Reproduce the lines of the material exactly, excluding every image.

start GIVEN DATA

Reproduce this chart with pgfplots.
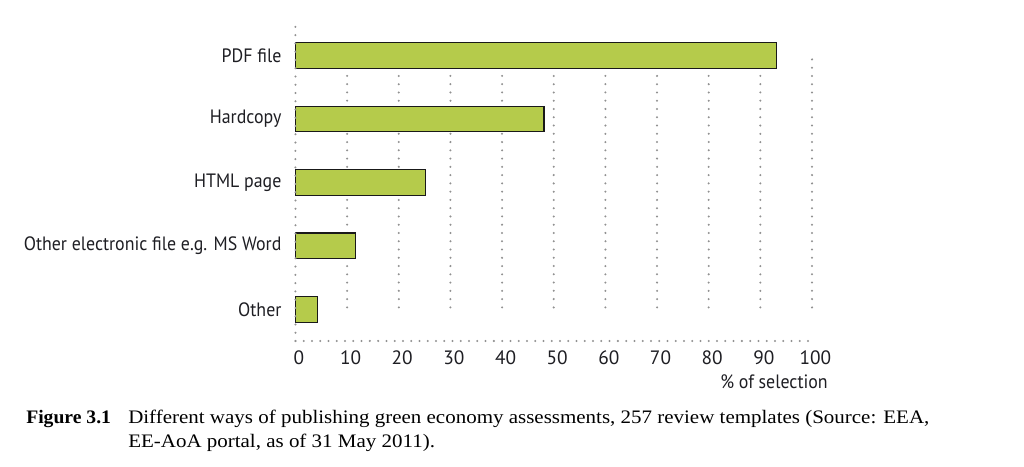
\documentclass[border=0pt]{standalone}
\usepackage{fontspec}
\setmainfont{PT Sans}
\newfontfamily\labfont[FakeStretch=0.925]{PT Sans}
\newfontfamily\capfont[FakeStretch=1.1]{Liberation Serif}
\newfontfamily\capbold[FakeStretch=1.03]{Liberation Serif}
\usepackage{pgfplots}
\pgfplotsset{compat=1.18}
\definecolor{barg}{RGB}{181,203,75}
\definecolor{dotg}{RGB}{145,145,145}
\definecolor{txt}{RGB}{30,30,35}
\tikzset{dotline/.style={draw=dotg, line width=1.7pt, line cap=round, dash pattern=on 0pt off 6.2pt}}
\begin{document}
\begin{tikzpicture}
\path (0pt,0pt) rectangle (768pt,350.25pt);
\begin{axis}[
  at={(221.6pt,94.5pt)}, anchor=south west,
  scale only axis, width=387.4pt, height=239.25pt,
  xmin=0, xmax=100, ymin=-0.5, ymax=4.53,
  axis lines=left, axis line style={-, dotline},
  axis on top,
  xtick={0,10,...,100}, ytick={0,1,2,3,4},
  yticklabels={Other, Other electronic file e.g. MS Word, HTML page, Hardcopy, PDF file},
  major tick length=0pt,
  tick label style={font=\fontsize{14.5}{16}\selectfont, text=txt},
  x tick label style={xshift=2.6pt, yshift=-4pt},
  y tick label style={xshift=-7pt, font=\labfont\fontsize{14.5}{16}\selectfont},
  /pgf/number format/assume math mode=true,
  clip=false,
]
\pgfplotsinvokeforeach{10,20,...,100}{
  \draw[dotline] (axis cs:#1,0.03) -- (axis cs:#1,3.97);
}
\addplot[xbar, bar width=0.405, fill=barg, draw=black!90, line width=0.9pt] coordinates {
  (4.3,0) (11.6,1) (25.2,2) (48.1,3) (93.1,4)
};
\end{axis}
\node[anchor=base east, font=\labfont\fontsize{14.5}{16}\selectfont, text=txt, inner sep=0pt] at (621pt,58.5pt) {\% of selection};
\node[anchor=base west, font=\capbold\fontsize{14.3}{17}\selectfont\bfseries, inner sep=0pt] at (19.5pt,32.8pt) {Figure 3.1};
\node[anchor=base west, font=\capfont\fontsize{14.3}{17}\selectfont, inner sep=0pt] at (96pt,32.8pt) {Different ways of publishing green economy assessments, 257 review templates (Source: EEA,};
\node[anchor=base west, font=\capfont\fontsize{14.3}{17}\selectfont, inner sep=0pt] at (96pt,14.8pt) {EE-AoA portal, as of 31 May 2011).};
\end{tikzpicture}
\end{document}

end GIVEN DATA

--- TASK OUTPUT ---
Reproduce this chart with pgfplots.
\documentclass[border=0pt]{standalone}
\usepackage{fontspec}
\setmainfont{PT Sans}
\newfontfamily\labfont[FakeStretch=0.925]{PT Sans}
\newfontfamily\capfont[FakeStretch=1.1]{Liberation Serif}
\newfontfamily\capbold[FakeStretch=1.03]{Liberation Serif}
\usepackage{pgfplots}
\pgfplotsset{compat=1.18}
\definecolor{barg}{RGB}{181,203,75}
\definecolor{dotg}{RGB}{145,145,145}
\definecolor{txt}{RGB}{30,30,35}
\tikzset{dotline/.style={draw=dotg, line width=1.7pt, line cap=round, dash pattern=on 0pt off 6.2pt}}
\begin{document}
\begin{tikzpicture}
\path (0pt,0pt) rectangle (768pt,350.25pt);
\begin{axis}[
  at={(221.6pt,94.5pt)}, anchor=south west,
  scale only axis, width=387.4pt, height=239.25pt,
  xmin=0, xmax=100, ymin=-0.5, ymax=4.53,
  axis lines=left, axis line style={-, dotline},
  axis on top,
  xtick={0,10,...,100}, ytick={0,1,2,3,4},
  yticklabels={Other, Other electronic file e.g. MS Word, HTML page, Hardcopy, PDF file},
  major tick length=0pt,
  tick label style={font=\fontsize{14.5}{16}\selectfont, text=txt},
  x tick label style={xshift=2.6pt, yshift=-4pt},
  y tick label style={xshift=-7pt, font=\labfont\fontsize{14.5}{16}\selectfont},
  /pgf/number format/assume math mode=true,
  clip=false,
]
\pgfplotsinvokeforeach{10,20,...,100}{
  \draw[dotline] (axis cs:#1,0.03) -- (axis cs:#1,3.97);
}
\addplot[xbar, bar width=0.405, fill=barg, draw=black!90, line width=0.9pt] coordinates {
  (4.3,0) (11.6,1) (25.2,2) (48.1,3) (93.1,4)
};
\end{axis}
\node[anchor=base east, font=\labfont\fontsize{14.5}{16}\selectfont, text=txt, inner sep=0pt] at (621pt,58.5pt) {\% of selection};
\node[anchor=base west, font=\capbold\fontsize{14.3}{17}\selectfont\bfseries, inner sep=0pt] at (19.5pt,32.8pt) {Figure 3.1};
\node[anchor=base west, font=\capfont\fontsize{14.3}{17}\selectfont, inner sep=0pt] at (96pt,32.8pt) {Different ways of publishing green economy assessments, 257 review templates (Source: EEA,};
\node[anchor=base west, font=\capfont\fontsize{14.3}{17}\selectfont, inner sep=0pt] at (96pt,14.8pt) {EE-AoA portal, as of 31 May 2011).};
\end{tikzpicture}
\end{document}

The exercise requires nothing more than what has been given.